The west is my oyster

As much as I love crunching black mussel shells walking a West Coast beach, I also cherish the succulents of the mountain ranges that lie near this coastline. I get to do and see these things when I set off on mini adventures, solo missions to find fish.

Succulents of the Cederberg fascinate me.

Good fishing spots, salt or fresh, in the western parts of the Cape are far apart and tricky to pinpoint on Google Earth, but when you find fish it is as good as winning a lottery. It makes trips there even more addictive as you never know when you’ll hit the jackpot. On more than one occasion I’ve simply thrown clothes and rods into my trunk, filled up with fuel and disappeared from cellular signal further up the West Coast to get away from humans and other domestic animals in search of gold.

Bluefin gurnard is one of the saltwater jewels one could expect to catch from a West Coast pier.

I never have a fixed plan, usually only a few GPS points marked on a satellite map to explore. The freedom of choice between spots and the fact that I could crash anywhere in the back of my SUV adds to the excitement.

A CapeNature map highlighting rivers worth exploring for indigenous fishes in the Cederberg. PS – kill all the bass and bluegills you come across in these rivers.

Finding fish may take a few hours of hiking, or sometimes an entire day of casting, but I seldom return home without seeing a fish. I keep things simple with an intermediate line and Clouser’s for the sea, and a floating line and hotspot nymphs for rivers. What’s more is that fish have never bustled about in my presence, a sign that few travel to these parts to catch them; they are simply not scared of humans. The great pleasure I get when sight fishing to naïve fish is a good reason to indulge in my passion for fly fishing in the west.

A typical pool in the middle reaches of a Cederberg stream with indigenous fishes swimming around, very tempting to the angler.

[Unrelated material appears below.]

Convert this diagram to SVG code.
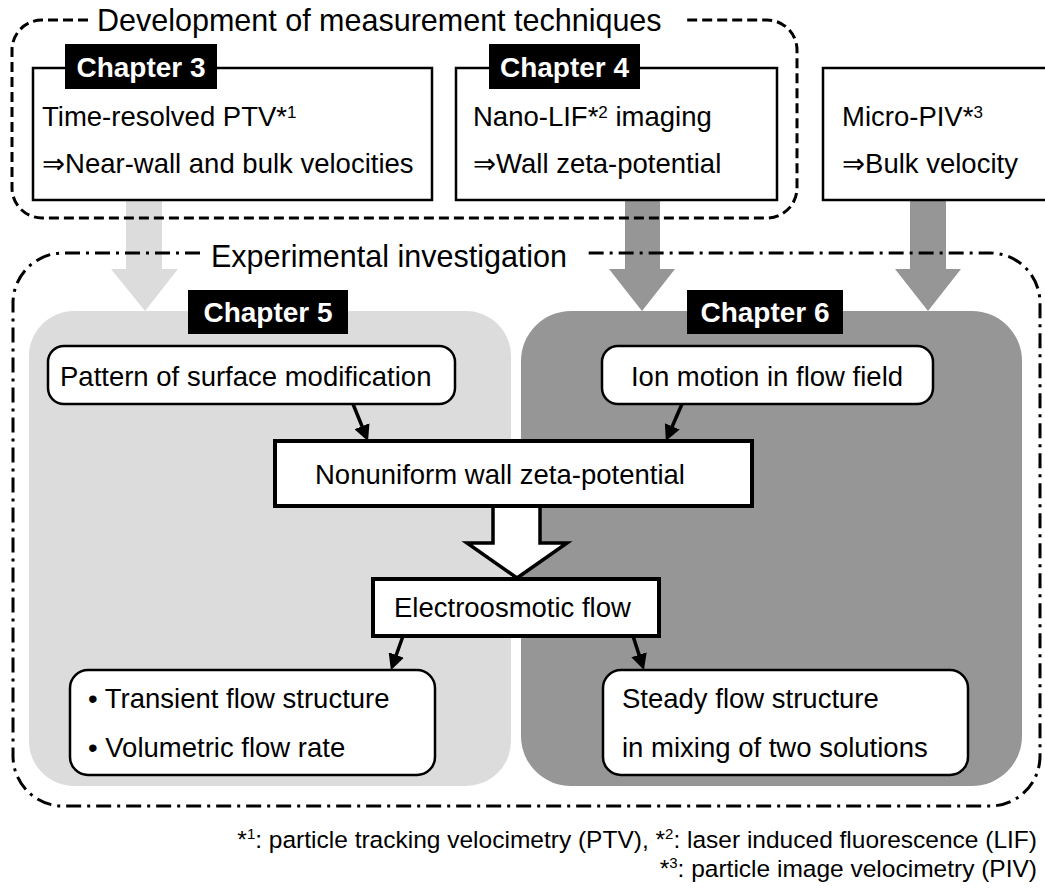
<svg xmlns="http://www.w3.org/2000/svg" width="1045" height="889" viewBox="0 0 1045 889">
<style>
text{font-family:"Liberation Sans",Arial,"DejaVu Sans",sans-serif;fill:#000}
.body{font-size:27.5px}
.title{font-size:30.5px}
.chap{font-size:28px;font-weight:bold;fill:#fff}
.foot{font-size:24.5px}
.box{fill:#fff;stroke:#000;stroke-width:2.5}
.thick{fill:#fff;stroke:#000;stroke-width:4}
.lbl{fill:#000}
.light{fill:#dcdcdc}
.dark{fill:#969696}
.conn{stroke:#000;stroke-width:3.5;fill:none;marker-end:url(#ah)}
.dashbox{fill:none;stroke:#000;stroke-width:3;stroke-dasharray:10 5}
.dotbox{fill:none;stroke:#000;stroke-width:3;stroke-dasharray:15 6 3 6}
</style>
<defs>
<marker id="ah" viewBox="0 0 10 10" refX="2" refY="5" markerWidth="4.6" markerHeight="4.6" orient="auto" markerUnits="strokeWidth">
<path d="M0,0 L10,5 L0,10 z" fill="#000"/>
</marker>
</defs>
<rect width="1045" height="889" fill="#fff"/>

<g id="panel-ch5">
<rect class="light" x="29" y="311" width="482" height="475" rx="45" ry="45"/>
</g>
<g id="panel-ch6">
<rect class="dark" x="521" y="311" width="501" height="475" rx="50" ry="50"/>
</g>

<g id="gray-arrows">
<polygon class="light" points="126,201 162,201 162,269 178,269 145,311 111,269 126,269"/>
<polygon class="dark" points="625,201 660,201 660,269 675,269 642,311 609,269 625,269"/>
<polygon class="dark" points="910,201 946,201 946,269 961,269 928,311 895,269 910,269"/>
</g>

<g id="group-measurement">
<path class="dashbox" d="M88,20 H42 A30,30 0 0 0 12,50 V188 A30,30 0 0 0 42,218 H767 A30,30 0 0 0 797,188 V50 A30,30 0 0 0 767,20 H683"/>
<text class="title" x="97" y="31">Development of measurement techniques</text>
</g>

<g id="group-experimental">
<path class="dotbox" d="M200,253 H63 A50,50 0 0 0 13,303 V756 A50,50 0 0 0 63,806 H990 A50,50 0 0 0 1040,756 V303 A50,50 0 0 0 990,253 H587"/>
<text class="title" x="211" y="267">Experimental investigation</text>
</g>

<g id="node-ch3">
<rect class="box" x="33" y="68" width="399" height="132"/>
<rect class="lbl" x="65" y="44" width="152" height="45"/>
<text class="chap" x="141" y="77" text-anchor="middle">Chapter 3</text>
<text class="body" x="42" y="126">Time-resolved PTV*<tspan font-size="17" dy="-8">1</tspan></text>
<text class="body" x="42" y="173">⇒Near-wall and bulk velocities</text>
</g>

<g id="node-ch4">
<rect class="box" x="456" y="68" width="321" height="132"/>
<rect class="lbl" x="489" y="44" width="151" height="45"/>
<text class="chap" x="564.5" y="77" text-anchor="middle">Chapter 4</text>
<text class="body" x="473" y="126">Nano-LIF*<tspan font-size="17" dy="-8">2</tspan><tspan dy="8"> imaging</tspan></text>
<text class="body" x="473" y="173">⇒Wall zeta-potential</text>
</g>

<g id="node-micropiv">
<rect class="box" x="823" y="68" width="250" height="132"/>
<text class="body" x="842" y="126">Micro-PIV*<tspan font-size="17" dy="-8">3</tspan></text>
<text class="body" x="842" y="173">⇒Bulk velocity</text>
</g>

<g id="label-ch5">
<rect class="lbl" x="188" y="290" width="160" height="44"/>
<text class="chap" x="268" y="322" text-anchor="middle">Chapter 5</text>
</g>
<g id="label-ch6">
<rect class="lbl" x="687" y="290" width="156" height="44"/>
<text class="chap" x="765" y="322" text-anchor="middle">Chapter 6</text>
</g>

<g id="node-pattern">
<rect class="box" x="48" y="346" width="407" height="58" rx="16" ry="16"/>
<text class="body" x="60" y="386">Pattern of surface modification</text>
</g>

<g id="node-ion">
<rect class="box" x="602" y="346" width="331" height="58" rx="16" ry="16"/>
<text class="body" x="767" y="386" text-anchor="middle">Ion motion in flow field</text>
</g>

<g id="block-arrow">
<polygon fill="#fff" stroke="#000" stroke-width="3.5" stroke-linejoin="miter" points="493,506 493,543 467,543 517,578 567,543 540,543 540,506"/>
</g>

<g id="node-nonuniform">
<rect class="thick" x="275" y="441" width="477" height="65"/>
<text class="body" x="315" y="484">Nonuniform wall zeta-potential</text>
</g>

<g id="node-eof">
<rect class="thick" x="373" y="579" width="286" height="57"/>
<text class="body" x="394" y="617">Electroosmotic flow</text>
</g>

<g id="node-transient">
<rect class="box" x="70" y="670" width="365" height="105" rx="18" ry="18"/>
<text class="body" x="88" y="708">• Transient flow structure</text>
<text class="body" x="88" y="757">• Volumetric flow rate</text>
</g>

<g id="node-steady">
<rect class="box" x="603" y="670" width="365" height="105" rx="18" ry="18"/>
<text class="body" x="622" y="708">Steady flow structure</text>
<text class="body" x="622" y="757">in mixing of two solutions</text>
</g>

<g id="connectors">
<path class="conn" d="M353,404 L363.2,429.2"/>
<path class="conn" d="M682,404 L671,429.3"/>
<path class="conn" d="M403,636 L395.2,658"/>
<path class="conn" d="M633,636 L640,657.8"/>
</g>

<g id="footnotes">
<text class="foot" x="1037" y="848" text-anchor="end">*<tspan font-size="15" dy="-9">1</tspan><tspan dy="9">: particle tracking velocimetry (PTV), *</tspan><tspan font-size="15" dy="-9">2</tspan><tspan dy="9">: laser induced fluorescence (LIF)</tspan></text>
<text class="foot" x="1037" y="877" text-anchor="end">*<tspan font-size="15" dy="-9">3</tspan><tspan dy="9">: particle image velocimetry (PIV)</tspan></text>
</g>
</svg>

The rivers vary greatly from shallow, freestone upper reaches to deep pools surrounded by white beaches in lower valleys. An endless list of species, from aliens like brown trout, rainbow trout, spotted bass, largemouth bass, smallmouth bass, sharptooth catfish and carp to the indigenous sawfin, Clanwilliam yellowfish, Clanwilliam sandfish, Cape kurper and many redfin species awaits the open-minded angler in the clear waters. I find the indigenous fishes most attractive and usually set off in search of them, rather than trout or bass, for instance.

Big browns live in the freestone sections of some West Coast rivers.
Smaller, but beautiful golden Clanwilliam yellows are common in tributaries of the Olifants and Doring Rivers.
Larger Clanwilliam yellowfish, although difficult to find and catch, are worth targeting in the lower parts of mainstem rivers.

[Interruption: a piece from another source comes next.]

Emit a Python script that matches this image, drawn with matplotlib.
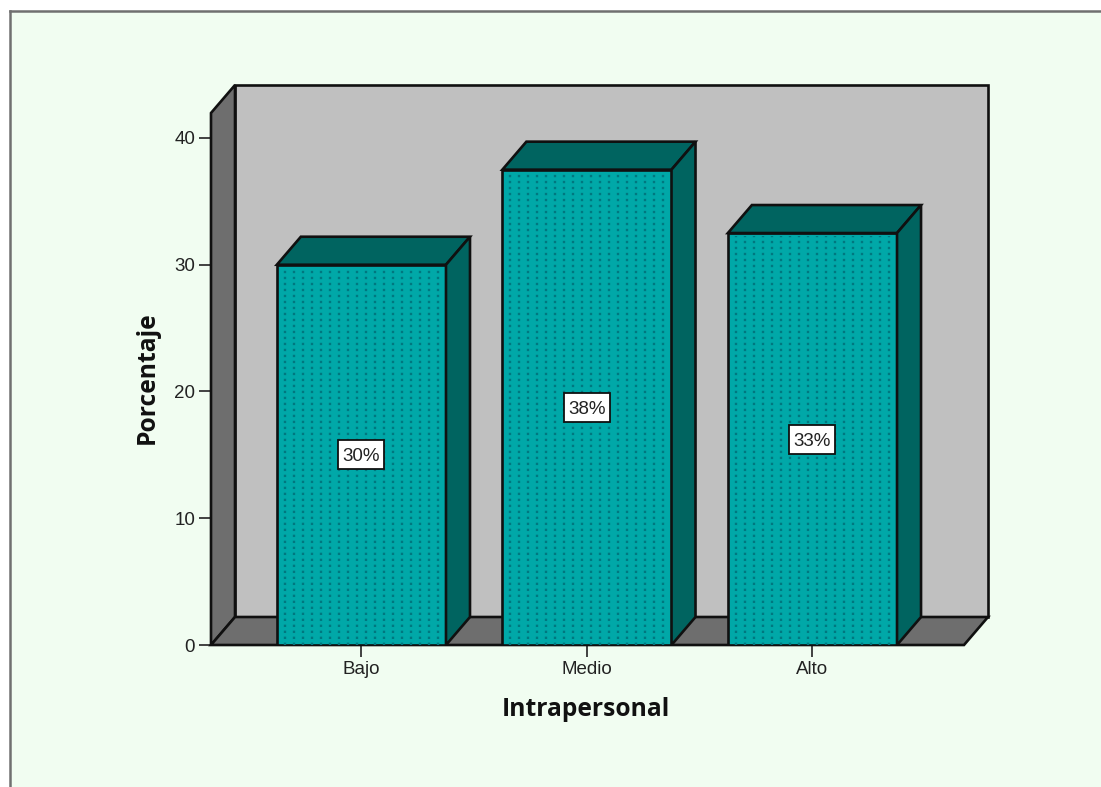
import matplotlib
matplotlib.use('Agg')
import numpy as np
import matplotlib.pyplot as plt
from matplotlib.patches import Rectangle

categories = ['Bajo', 'Medio', 'Alto']
porcentajes = [30.0, 37.5, 32.5]
etiquetas = ['30%', '38%', '33%']
y_ticks = [0, 10, 20, 30, 40]

WALL = '#c0c0c0'
SIDE = '#6e6e6e'
BAR = '#00a8a8'
BAR_DARK = '#006460'
DOTS = '#007880'
LINE = '#101010'
BG = '#f1fdf1'

plt.rcParams['font.family'] = ['Liberation Sans', 'DejaVu Sans']

fig = plt.figure(figsize=(11.01, 7.87), dpi=100)
W, H = 1101.0, 787.0

# panel with the grey frame on top and left only
fig.add_artist(Rectangle((10 / W, 0), 1, 1 - 11 / H, transform=fig.transFigure,
                         facecolor=BG, edgecolor='none', zorder=-5))
fig.add_artist(plt.Line2D([10 / W, 1], [1 - 11 / H, 1 - 11 / H], color='#707070', lw=1.8, zorder=-4))
fig.add_artist(plt.Line2D([10 / W, 10 / W], [0, 1 - 11 / H], color='#707070', lw=1.8, zorder=-4))

ax = fig.add_axes([211 / W, 1 - 645 / H, (964 - 211) / W, (645 - 113) / H])
ax.patch.set_alpha(0)
ax.set_xlim(-0.667, 2.672)
ax.set_ylim(0, 41.97)
for s in ax.spines.values():
    s.set_visible(False)

# one pixel in data units, used for the fake 3d depth and the dot texture
px = 1 / 225.5
py = 1 / 12.675
dx = 24 * px
dy = 28 * py
x0, x1 = ax.get_xlim()
y0, y1 = ax.get_ylim()
lw = 1.9

ax.fill([x0 + dx, x1 + dx, x1 + dx, x0 + dx], [y0 + dy, y0 + dy, y1 + dy, y1 + dy],
        facecolor=WALL, edgecolor=LINE, lw=lw, clip_on=False, zorder=1)
ax.fill([x0, x0 + dx, x0 + dx, x0], [y0, y0 + dy, y1 + dy, y1],
        facecolor=SIDE, edgecolor=LINE, lw=lw, clip_on=False, zorder=2)
ax.fill([x0, x1, x1 + dx, x0 + dx], [y0, y0, y0 + dy, y0 + dy],
        facecolor=SIDE, edgecolor=LINE, lw=lw, clip_on=False, zorder=2)

w = 0.75
for i, v in enumerate(porcentajes):
    l, r = i - w / 2, i + w / 2
    ax.bar(i, v, width=w, facecolor=BAR, edgecolor=LINE, lw=lw, zorder=3)
    # dotted texture of the SPSS fill
    ax.vlines(np.arange(l + 8 * px, r - 4 * px, 9 * px), 0, v - 3 * py, colors=DOTS,
              linestyles=(0, (1, 1.54)), lw=1.7, zorder=3.5)
    ax.fill([l, r, r + dx, l + dx], [v, v, v + dy, v + dy],
            facecolor=BAR_DARK, edgecolor=LINE, lw=lw, zorder=4)
    ax.fill([r, r + dx, r + dx, r], [0, dy, v + dy, v],
            facecolor=BAR_DARK, edgecolor=LINE, lw=lw, zorder=4)
    ax.add_patch(Rectangle((i - 23 * px, v / 2 - 14.5 * py), 46 * px, 29 * py,
                           facecolor='white', edgecolor=LINE, lw=1.3, zorder=5))
    ax.text(i, v / 2, etiquetas[i], ha='center', va='center_baseline', fontsize=13.5,
            color='#222222', zorder=6)

ax.set_xticks(range(len(categories)))
ax.set_xticklabels(categories)
ax.set_yticks(y_ticks)
ax.tick_params(axis='both', length=8.5, width=1.3, color='#333333', labelsize=13.5,
               labelcolor='#222222', pad=3)

fig.text(586 / W, 1 - 709 / H, 'Intrapersonal', ha='center', va='center',
         fontsize=17.7, fontweight='bold', color='#111111', family='Open Sans')
fig.text(147 / W, 1 - 378 / H, 'Porcentaje', ha='center', va='center', rotation=90,
         fontsize=17.7, fontweight='bold', color='#111111', family='Open Sans')

fig.savefig('out.png', dpi=100, facecolor='white')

In the Atlantic Ocean one could expect to find guitarfish, rays, gurnard, steenbras, stumpnose, wildeperd, blacktail, shad, garrick, silver kob, blennies, mullet and sometimes even yellowtail while fishing on foot. Enough to try make me fantasise my way into catching one of these on the long drive there.

Big blacktail are the pearls of the West Coast; they like to hang out in sheltered bays – photo by Jimmy Eagleton.
A fish is a fish is a fish, right? Blennies can be found along the entire South African coastline and can save the day if nothing else bites…

A cool, early morning start from home goes hand in hand with a cup of hot coffee and music in the car to stay focused on the road, but when the midday temperature exceeds 30 degrees Celsius ice cold caffeine sharpens one’s senses while hunting fish. When the heat gets unbearable I swim with the fish. Being able to choose from such wealth of options creates a sense of childhood imagination.

Ice cold caffeine keeps me going from spot to spot in the West Coast heat.
If the heat becomes unbearable, deep Cederberg gorges are the perfect places to cool down in.